### WHAT THE EXERCISE ASKS
Your task is to copy the listing exactly. Drop any pictures from the copy.

-- start of SUPPLIED DATA --

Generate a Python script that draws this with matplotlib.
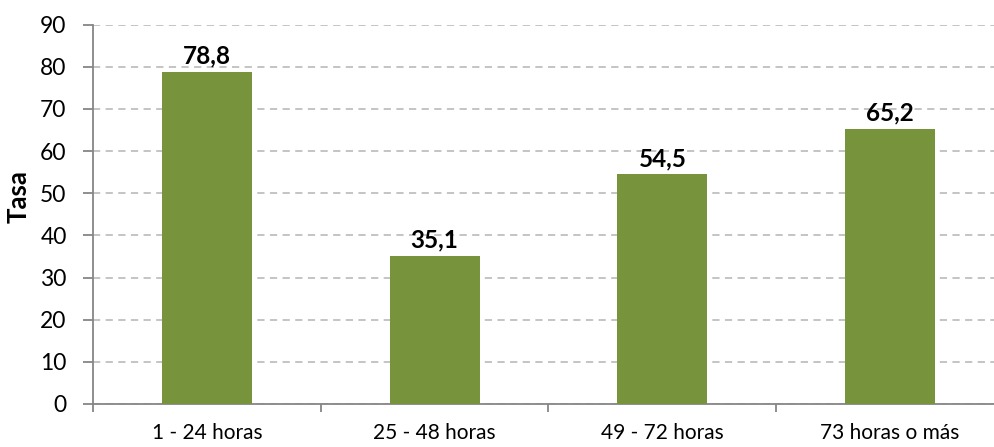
import matplotlib.pyplot as plt

categories = ["1 - 24 horas", "25 - 48 horas", "49 - 72 horas", "73 horas o más"]
values = [78.8, 35.1, 54.5, 65.2]
value_labels = ["78,8", "35,1", "54,5", "65,2"]
y_ticks = list(range(0, 100, 10))

plt.rcParams["font.family"] = ["Lato", "DejaVu Sans"]

fig = plt.figure(figsize=(9.95, 4.47), dpi=100)
ax = fig.add_axes([93 / 995, 43 / 447, 911 / 995, 379.5 / 447])

x = list(range(len(categories)))
ax.bar(x, values, width=0.395, color="#77933C", zorder=3)

for xi, v, lab in zip(x, values, value_labels):
    ax.annotate(lab, (xi, v), xytext=(0, 3), textcoords="offset points",
                ha="center", va="bottom", fontsize=17.5, fontweight="bold", color="black")

ax.set_xlim(-0.5, len(categories) - 0.5)
ax.set_ylim(0, 90)
ax.set_yticks(y_ticks)
ax.set_xticks(x)
ax.set_xticklabels(categories)
ax.set_xticks([i - 0.5 for i in range(len(categories) + 1)], minor=True)
ax.tick_params(axis="x", which="major", length=0, pad=14, labelsize=15)
ax.tick_params(axis="x", which="minor", length=6, width=1.3, color="#868686", direction="out")
ax.tick_params(axis="y", length=7, width=1.3, color="#868686", labelsize=16.5, pad=12)

ax.grid(axis="y", color="#BFBFBF", linestyle=(0, (4, 3)), linewidth=1.3, zorder=0)
for side in ["top", "right"]:
    ax.spines[side].set_visible(False)
for side in ["left", "bottom"]:
    ax.spines[side].set_color("#868686")
    ax.spines[side].set_linewidth(1.3)

ax.set_ylabel("Tasa", fontsize=18.5, fontweight="bold")
ax.yaxis.set_label_coords(-62 / 911, (404 - 197) / 379.5)

fig.savefig("out.png", dpi=100)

-- end of SUPPLIED DATA --

### REPLY TO THE TASK
Generate a Python script that draws this with matplotlib.
import matplotlib.pyplot as plt

categories = ["1 - 24 horas", "25 - 48 horas", "49 - 72 horas", "73 horas o más"]
values = [78.8, 35.1, 54.5, 65.2]
value_labels = ["78,8", "35,1", "54,5", "65,2"]
y_ticks = list(range(0, 100, 10))

plt.rcParams["font.family"] = ["Lato", "DejaVu Sans"]

fig = plt.figure(figsize=(9.95, 4.47), dpi=100)
ax = fig.add_axes([93 / 995, 43 / 447, 911 / 995, 379.5 / 447])

x = list(range(len(categories)))
ax.bar(x, values, width=0.395, color="#77933C", zorder=3)

for xi, v, lab in zip(x, values, value_labels):
    ax.annotate(lab, (xi, v), xytext=(0, 3), textcoords="offset points",
                ha="center", va="bottom", fontsize=17.5, fontweight="bold", color="black")

ax.set_xlim(-0.5, len(categories) - 0.5)
ax.set_ylim(0, 90)
ax.set_yticks(y_ticks)
ax.set_xticks(x)
ax.set_xticklabels(categories)
ax.set_xticks([i - 0.5 for i in range(len(categories) + 1)], minor=True)
ax.tick_params(axis="x", which="major", length=0, pad=14, labelsize=15)
ax.tick_params(axis="x", which="minor", length=6, width=1.3, color="#868686", direction="out")
ax.tick_params(axis="y", length=7, width=1.3, color="#868686", labelsize=16.5, pad=12)

ax.grid(axis="y", color="#BFBFBF", linestyle=(0, (4, 3)), linewidth=1.3, zorder=0)
for side in ["top", "right"]:
    ax.spines[side].set_visible(False)
for side in ["left", "bottom"]:
    ax.spines[side].set_color("#868686")
    ax.spines[side].set_linewidth(1.3)

ax.set_ylabel("Tasa", fontsize=18.5, fontweight="bold")
ax.yaxis.set_label_coords(-62 / 911, (404 - 197) / 379.5)

fig.savefig("out.png", dpi=100)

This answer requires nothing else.